I'm not understanding the basis of Mexico's claim to the intermountain west. If Old Fred declared that he owned the central western North American continent, would we need to take his claim seriously and consider ourselves law-breaking trespassers if we settled there?

On 7/26/2019 at 1:37 PM, NeuroTypical said:

I think their claim was "we claimed it first".  It is sort of how things were there for a while (like starting in the 1500's).  To make "newly discovered land" yours, you needed two things: 1- Someone claiming it for your country.  2- Someone there to shoot anyone who showed up later and wanted to take it away.   Again, the Native Americans plains Indian tribes of the time, didn't really "count", because of the cultural differences in understanding owned property.  (And when they did "count", it led to fighting which resulted in a clear winner and a clear loser, just like when Mexico and the US fought.)

Major difference between then and today. 
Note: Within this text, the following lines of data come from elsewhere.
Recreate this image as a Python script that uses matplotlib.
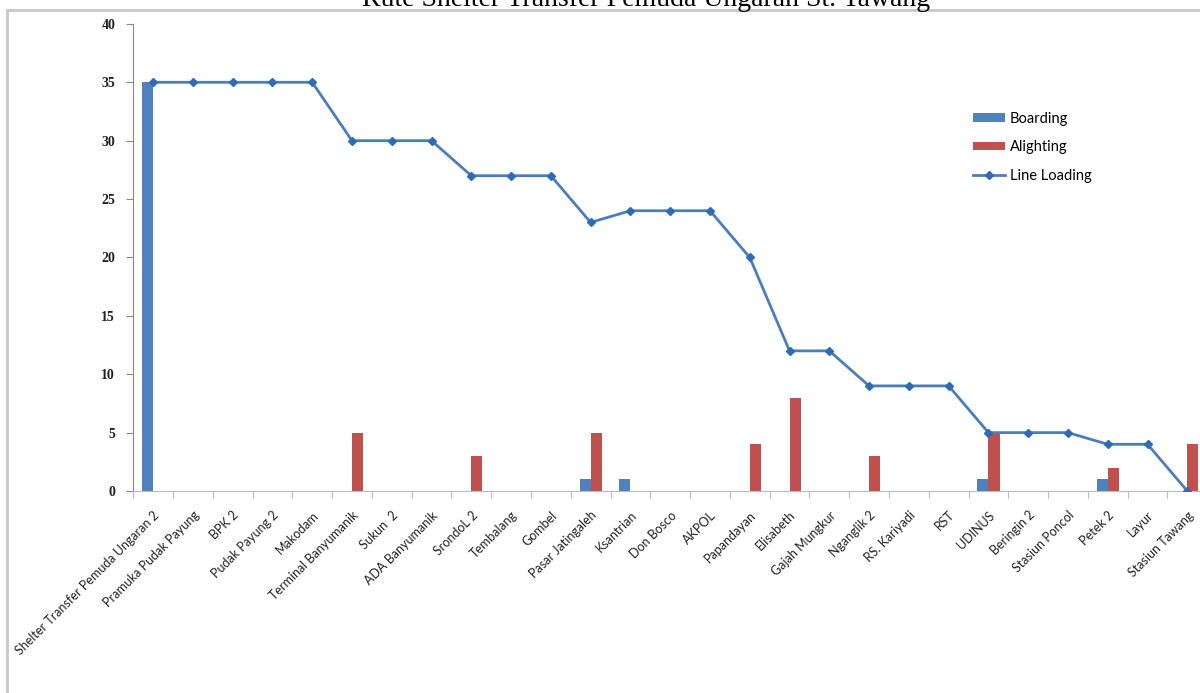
import numpy as np
import matplotlib
matplotlib.use('Agg')
import matplotlib.pyplot as plt
from matplotlib.lines import Line2D

stops = ['Shelter Transfer Pemuda Ungaran 2', 'Pramuka Pudak Payung', 'BPK 2',
         'Pudak Payung 2', 'Makodam', 'Terminal Banyumanik', 'Sukun  2',
         'ADA Banyumanik', 'SrondoL 2', 'Tembalang', 'Gombel', 'Pasar Jatingaleh',
         'Ksantrian', 'Don Bosco', 'AKPOL', 'Papandayan', 'Elisabeth',
         'Gajah Mungkur', 'Nganglik 2', 'RS. Kariyadi', 'RST', 'UDINUS',
         'Beringin 2', 'Stasiun Poncol', 'Petek 2', 'Layur', 'Stasiun Tawang']
boarding = [35, 0, 0, 0, 0, 0, 0, 0, 0, 0, 0, 1, 1, 0, 0, 0, 0, 0, 0, 0, 0, 1, 0, 0, 1, 0, 0]
alighting = [0, 0, 0, 0, 0, 5, 0, 0, 3, 0, 0, 5, 0, 0, 0, 4, 8, 0, 3, 0, 0, 5, 0, 0, 2, 0, 4]
line_loading = [35, 35, 35, 35, 35, 30, 30, 30, 27, 27, 27, 23, 24, 24, 24, 20,
                12, 12, 9, 9, 9, 5, 5, 5, 4, 4, 0]
title = 'Rute Shelter Transfer Pemuda Ungaran St. Tawang'

fig = plt.figure(figsize=(12, 6.93), dpi=100)
# axes deliberately runs a bit past the right edge, like the cropped original
ax = fig.add_axes([0.111, 0.2915, 0.895, 0.674])

x = np.arange(len(stops))
w = 0.28
b1 = ax.bar(x - w / 2, boarding, w, color='#4F81BD', label='Boarding', zorder=2)
b2 = ax.bar(x + w / 2, alighting, w, color='#C0504D', label='Alighting', zorder=2)
ln, = ax.plot(x, line_loading, color='#4A7EBB', lw=2, marker='D', ms=4.5,
              mfc='#2E6DB4', mec='#2E6DB4', label='Line Loading', zorder=3)

ax.set_xlim(-0.5, len(stops) - 0.5)
ax.set_ylim(0, 40)
ax.set_yticks(range(0, 41, 5))
for lbl in ax.get_yticklabels():
    lbl.set_fontfamily('Liberation Serif')
    lbl.set_fontweight('bold')
    lbl.set_fontsize(10)
    lbl.set_color('#222222')
ax.tick_params(axis='y', length=5, color='#888888', pad=8)

ax.set_xticks(np.arange(len(stops) + 1) - 0.5, minor=False)
ax.set_xticklabels([])
ax.set_xticks(x, minor=True)
ax.set_xticklabels(stops, minor=True, rotation=45, ha='right', va='top',
                   rotation_mode='anchor', fontsize=9, family='Lato', color='#222222')
ax.tick_params(axis='x', which='major', length=5, color='#BBBBBB')
ax.tick_params(axis='x', which='minor', length=0, pad=13)

for s in ['top', 'right']:
    ax.spines[s].set_visible(False)
ax.spines['left'].set_color('#888888')
ax.spines['bottom'].set_color('#BBBBBB')

ax.legend([b1, b2, ln], ['Boarding', 'Alighting', 'Line Loading'],
          loc='upper left', bbox_to_anchor=(0.77, 0.84), frameon=False,
          prop={'family': 'Lato', 'size': 10.5}, handlelength=2.2, handleheight=0.5,
          labelspacing=1.0, handletextpad=0.3)

# outer frame of the chart area
fig.add_artist(Line2D([0.006, 0.006], [0, 0.9856], color='#C8C8C8', lw=2))
fig.add_artist(Line2D([0.006, 1], [0.9856, 0.9856], color='#C8C8C8', lw=2))

fig.text(0.538, 1 - 6 / 693, title, ha='center', va='baseline',
         family='Liberation Serif', fontsize=20)

fig.savefig('out.png', dpi=100)
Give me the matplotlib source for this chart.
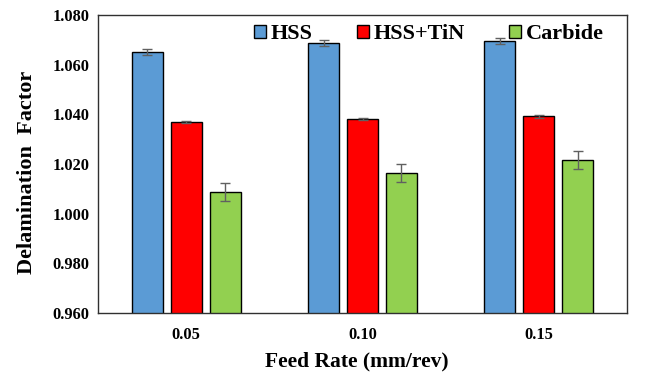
import numpy as np
import matplotlib
matplotlib.use("Agg")
import matplotlib.pyplot as plt

plt.rcParams['font.family'] = ['Liberation Serif', 'DejaVu Serif']
plt.rcParams['font.weight'] = 'bold'

# data
feed_rates = ["0.05", "0.10", "0.15"]
series = ["HSS", "HSS+TiN", "Carbide"]
hss = [1.0651, 1.0687, 1.0697]
hss_err = [0.0012, 0.0012, 0.0012]
tin = [1.0370, 1.0382, 1.0392]
tin_err = [0.0004, 0.0005, 0.0005]
carbide = [1.0088, 1.0164, 1.0215]
carbide_err = [0.0037, 0.0037, 0.0037]

colors = ["#5B9BD5", "#FF0000", "#92D050"]

fig = plt.figure(figsize=(6.45, 3.78), dpi=100)
ax = fig.add_axes([98/645, 1 - 313/378, 529/645, 298/378])

x = np.arange(len(feed_rates))
width = 0.176
pitch = 0.221
values = [hss, tin, carbide]
errors = [hss_err, tin_err, carbide_err]
for i in range(3):
    ax.bar(x + (i - 1)*pitch, values[i], width, bottom=0,
           color=colors[i], edgecolor='black', linewidth=1.0,
           label=series[i], zorder=2,
           yerr=errors[i], capsize=3.8,
           error_kw=dict(ecolor='#606060', elinewidth=1.0, capthick=1.0))

ax.set_ylim(0.960, 1.080)
ax.set_xlim(-0.5, 2.5)
ticks = np.arange(0.960, 1.0801, 0.020)
ax.set_yticks(ticks)
ax.set_yticklabels(["%.3f" % v for v in ticks])
ax.set_xticks(x)
ax.set_xticklabels(feed_rates)
ax.tick_params(axis='both', length=0, labelsize=11.8)
ax.tick_params(axis='y', pad=6)
ax.tick_params(axis='x', pad=10)
for lbl in ax.get_xticklabels() + ax.get_yticklabels():
    lbl.set_fontweight('bold')

for s in ax.spines.values():
    s.set_color('#303030')
    s.set_linewidth(1.0)

ax.set_ylabel("Delamination  Factor", fontsize=16, fontweight='bold')
ax.yaxis.set_label_coords(-0.115, 0.473)
ax.set_xlabel("Feed Rate (mm/rev)", fontsize=15.5, fontweight='bold')
ax.xaxis.set_label_coords(0.49, -0.13)

leg = ax.legend(loc='center', bbox_to_anchor=(0.625, 0.935), ncol=3,
                frameon=False, prop={'size': 16, 'weight': 'bold'},
                handlelength=0.55, handleheight=0.55, handletextpad=0.2,
                columnspacing=2.0)

plt.savefig("out.png", dpi=100)
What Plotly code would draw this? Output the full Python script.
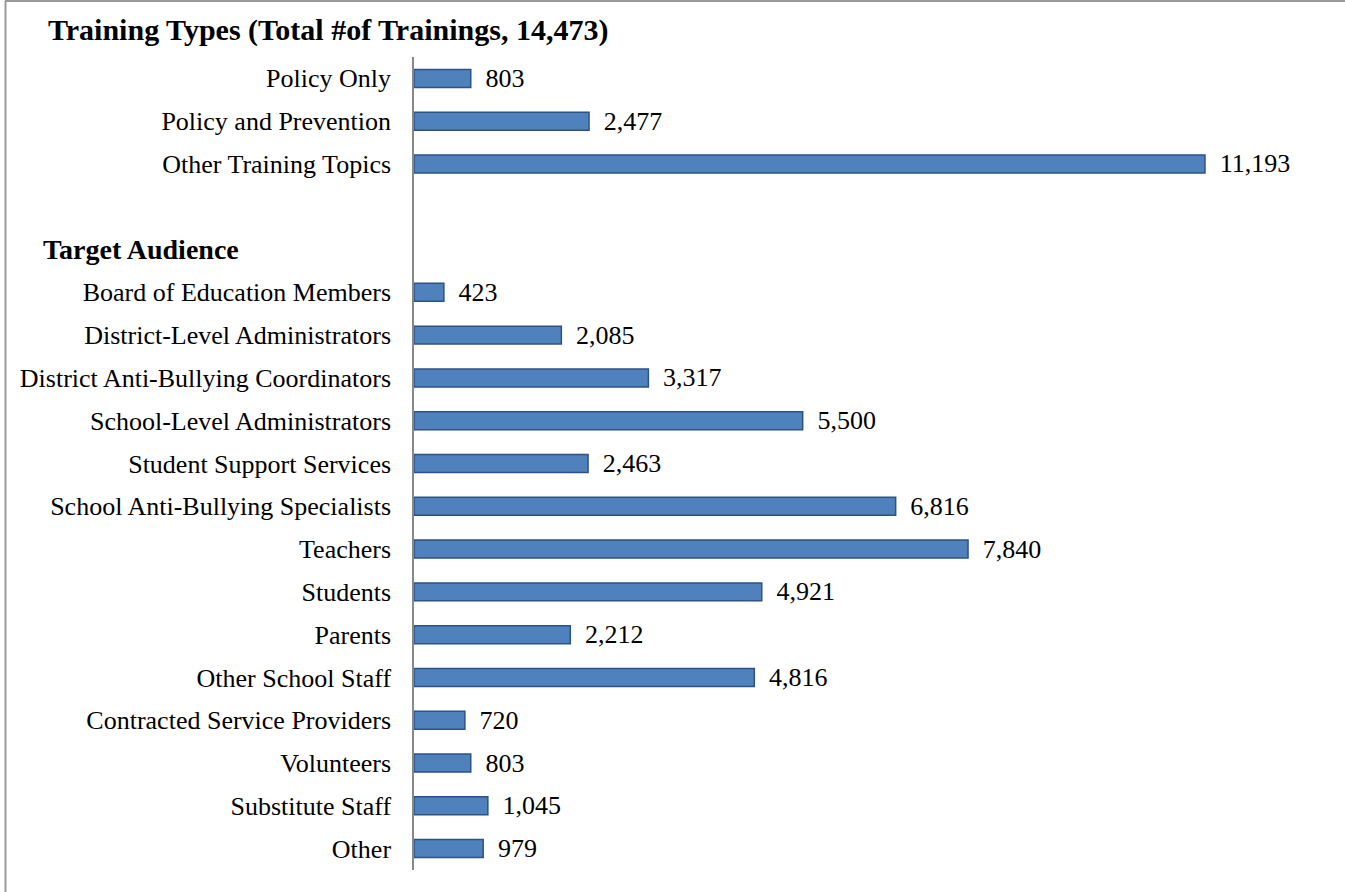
import plotly.graph_objects as go

# rows top to bottom; blank row and heading row carry no bar
categories = [
    "Policy Only", "Policy and Prevention", "Other Training Topics",
    " ", "Target Audience",
    "Board of Education Members", "District-Level Administrators",
    "District Anti-Bullying Coordinators", "School-Level Administrators",
    "Student Support Services", "School Anti-Bullying Specialists",
    "Teachers", "Students", "Parents", "Other School Staff",
    "Contracted Service Providers", "Volunteers", "Substitute Staff", "Other",
]
values = [803, 2477, 11193, None, None,
          423, 2085, 3317, 5500, 2463, 6816, 7840, 4921, 2212, 4816,
          720, 803, 1045, 979]
tick_labels = [c if c not in (" ", "Target Audience") else "" for c in categories]

W, H = 1345, 892
ml, mr, mt, mb = 414, 83, 57, 22
pw, ph = W - ml - mr, H - mt - mb

def px_x(p):
    return (p - ml) / pw

def px_y(p):
    return (H - mb - p) / ph

font = "Liberation Serif, Times New Roman, serif"

fig = go.Figure(go.Bar(
    x=values, y=categories, orientation="h",
    width=0.42,
    marker=dict(color="#4F81BD", line=dict(color="#2C5286", width=1.5)),
    text=[f" \u2009{v:,}" if v is not None else "" for v in values],
    textposition="outside", cliponaxis=False, constraintext="none",
    textfont=dict(family=font, size=26, color="black"),
    hoverinfo="skip",
))

fig.update_layout(
    width=W, height=H,
    margin=dict(l=ml, r=mr, t=mt, b=mb),
    plot_bgcolor="white", paper_bgcolor="white",
    showlegend=False,
    font=dict(family=font, size=26, color="black"),
    annotations=[
        dict(text="<b>Training Types (Total #of Trainings, 14,473)</b>",
             xref="paper", yref="paper", x=px_x(46), y=px_y(30),
             xanchor="left", yanchor="middle", showarrow=False,
             font=dict(family=font, size=30, color="black")),
        dict(text="<b>Target Audience</b>",
             xref="paper", yref="paper", x=px_x(41), y=px_y(249),
             xanchor="left", yanchor="middle", showarrow=False,
             font=dict(family=font, size=28, color="black")),
    ],
    shapes=[
        dict(type="line", xref="paper", yref="paper",
             x0=px_x(5.5), x1=px_x(5.5), y0=px_y(1), y1=px_y(H + 2),
             line=dict(color="#999999", width=2)),
        dict(type="line", xref="paper", yref="paper",
             x0=px_x(5), x1=px_x(W + 2), y0=px_y(1), y1=px_y(1),
             line=dict(color="#999999", width=2)),
    ],
)

fig.update_xaxes(range=[0, 12000], visible=False)
fig.update_yaxes(
    categoryorder="array", categoryarray=categories[::-1],
    tickvals=categories, ticktext=tick_labels,
    autorange=False, range=[-0.5, len(categories) - 0.5],
    showline=True, linecolor="#888888", linewidth=1.5,
    showgrid=False, ticks="", ticklabelstandoff=16,
    tickfont=dict(family=font, size=26, color="black"),
)

fig.write_html("out.html", config={"displayModeBar": False},
               post_script="document.body.style.margin='0';")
  • "Claiming Land" is quite different than having established borders that have been recognized and honored for over 100 years.
  • We conquered lands back then as did the Mexicans and Canadians, and...    Today, we "negotiate".  The US borders haven't changed much in over 100 years.
  • Unused, undeveloped, and undefended lands.  What did the Pioneers do with it, and what do illegal immigrants do with it?

The Pioneers took useless desert land and turned it into arable land and founded a great state.  Illegal immigrants simply pass through in order to gain access to the already developed lands and resources of the citizens of the sovereign nation.

Immigration happened all over the place back then.  To claim that it was "illegal" for the pioneers to cross the borders to the Utah area is simply not a correct characterization of the realities of the time.  And I would still argue that it is even definitionally incorrect.